Tempo Markings Vertical Position

Two related questions:

How do I control the vertical placement of the initial tempo marking? I’ve set the Engraving Options>Tempo>Vertical Position>minimum distance above staff to 1. (The default is 3). This brings my tempo markings throughout the piece closer to the stave. But why is the first tempo marking exempt from this control? It continues to hover much higher than I’d like.

I frequently have system text at the same point as a tempo marking. How do I get the system text to appear above the tempo marking? It always comes out the other way around. (There’s kind of a workround using baseline shift, which might be ok for a small number of alterations but not suitable for a piece with fifty instances of this issue. And its use also leads to other side effects)

Perhaps I’ve missed something obvious; I hope so.

Look (in Engrave mode) in the properties panel after selecting the initial tempo marking: probably you have a manual offset (Start offset): deactivate it.

The system text appears by default immediately above the system. If you want it over the tempo text, go (in Engrave mode) in the properties panel and activate the override for Avoid Collision (click on the blue switch but leave the box deactivated). Then you can position the text where you want (creating an offset) with shift+alt and up arrow (or just drag it with the mouse),

Christian_R, thanks very much for your help…

The second solution works in engrave mode, but as soon as I switch back to write mode the text returns to being underneath the tempo marking. Is this what you would expect?

For the first solution I can see no manual offset that applies to vertical positioning. As far as I understand it the start offset in the properties panel when in Engrave mode only affects horizontal positioning.

Surely there must be some simpler way to adjust the vertical position of that first tempo mark (preferably still in Write Mode)? I don’t imagine I’m the first person to wish to do this as it seems a pretty basic requirement, so still hoping I’ve missed something obvious. And why does the first tempo mark not accord with the setting (minimum distance above staff) that controls the vertical position of all others?

Christian_R

Actually, I’ve made further progress and my statement

is not correct. I forgot something: I customarily work in Galley View and return to Page View infrequently till I reach the end stages of a piece, which is can be many weeks. So, of course in Galley View the layout is not intended to be visually correct in terms of alignment/collision avoidance etc. So when it occurred to me to go back to page view the adjustments were maintained and the text was positioned above the tempo mark. Sorry for my slow understanding of that and my incorrect statement!

The piece I’m currently working on has 58 places where a system text entry needs to be above a tempo marking. Whilst I’d settle for the the system more or less as described above by Christian_R and manually reposition both the tempo and text entries in engrave mode 58 times, this only deals with the score and not the parts (there are 4).

If I have to do both score and parts using this system that’s 290 operations where both tempo and text have to be repositioned both horizontally and vertically.

I’d still be grateful if anyone could explain how to set things up so that the system text appears above tempo markings in both score and parts.

Unfortunately you can’t influence the order in which Dorico stacks tempo and system-attached text.
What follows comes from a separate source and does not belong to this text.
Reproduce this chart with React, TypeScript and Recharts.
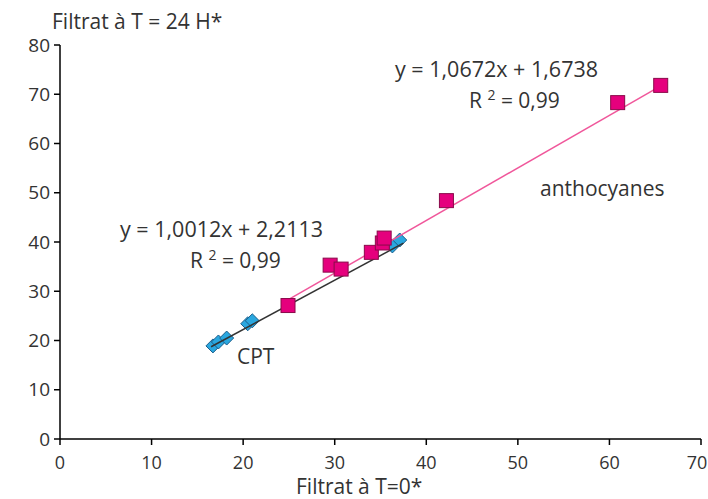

Can you say any more about what function the system-attached text is serving? I wonder if there’s any other way to achieve the result you need.

Hi Daniel, thanks for your reply.

In this particular piece, a wind quartet, the 58 text labels are the titles of paintings by Edward Hopper. However I’ve used similar procedures in previous long pieces with all sorts of different nomenclature (most predate my move to Dorico).

The point of these labels is primarily practical (the music isn’t representational). In rehearsal, if you can practise, say @the Manhattan Bridge Loop bit@ everyone starts to remember easily. With 58 small @sections@ it’s hard for anyone to remember the difference between, say, section 48 and section 49, so it just makes life easy, and a bit more fun as well.

In pieces with just a few sections I’ve used Flows partly as a solution. But for this piece that doesn’t work for multiple reasons, and I need to do it all as one Flow.

If you have any ideas that would be great, otherwise it looks like I’ve got those 290 operations to manually process!

You could just change the text of the tempo mark to be your system text and vice versa. You could even show a metronome mark and abandon the system text altogether.
tempo

Thanks Janus, it’s a good idea and I may use it at some point.

I don’t think I can do it here though. I predominantly use only metronome markings as the tempo mark, but on occasion I insert a word or two as well. Where I do this it would be to make something stand out to the player e.g. "Nuovo Tempo "(following say a rit, where one might more commonly expect “a tempo”).

Not all of the 58 mini-sections start on the barline and the alignment of the text label makes it clear where the section starts. But at the same time you don’t want a new metronome marking to be anywhere other than exactly where it should start either. My priority is for the player’s eye first to hit the correct metronome at the right point, and secondarily to be informed more generally of exactly where the new section starts, in order to better understand the structure of the piece. So vertical stacking is the best option, but definitely with the tempo mark nearer the stave. Hope that makes sense!

Your idea has the huge benefit of permeating through to the parts, and lessening the workload, so there’s a lot to commend it though. I’ll reflect further. Many thanks.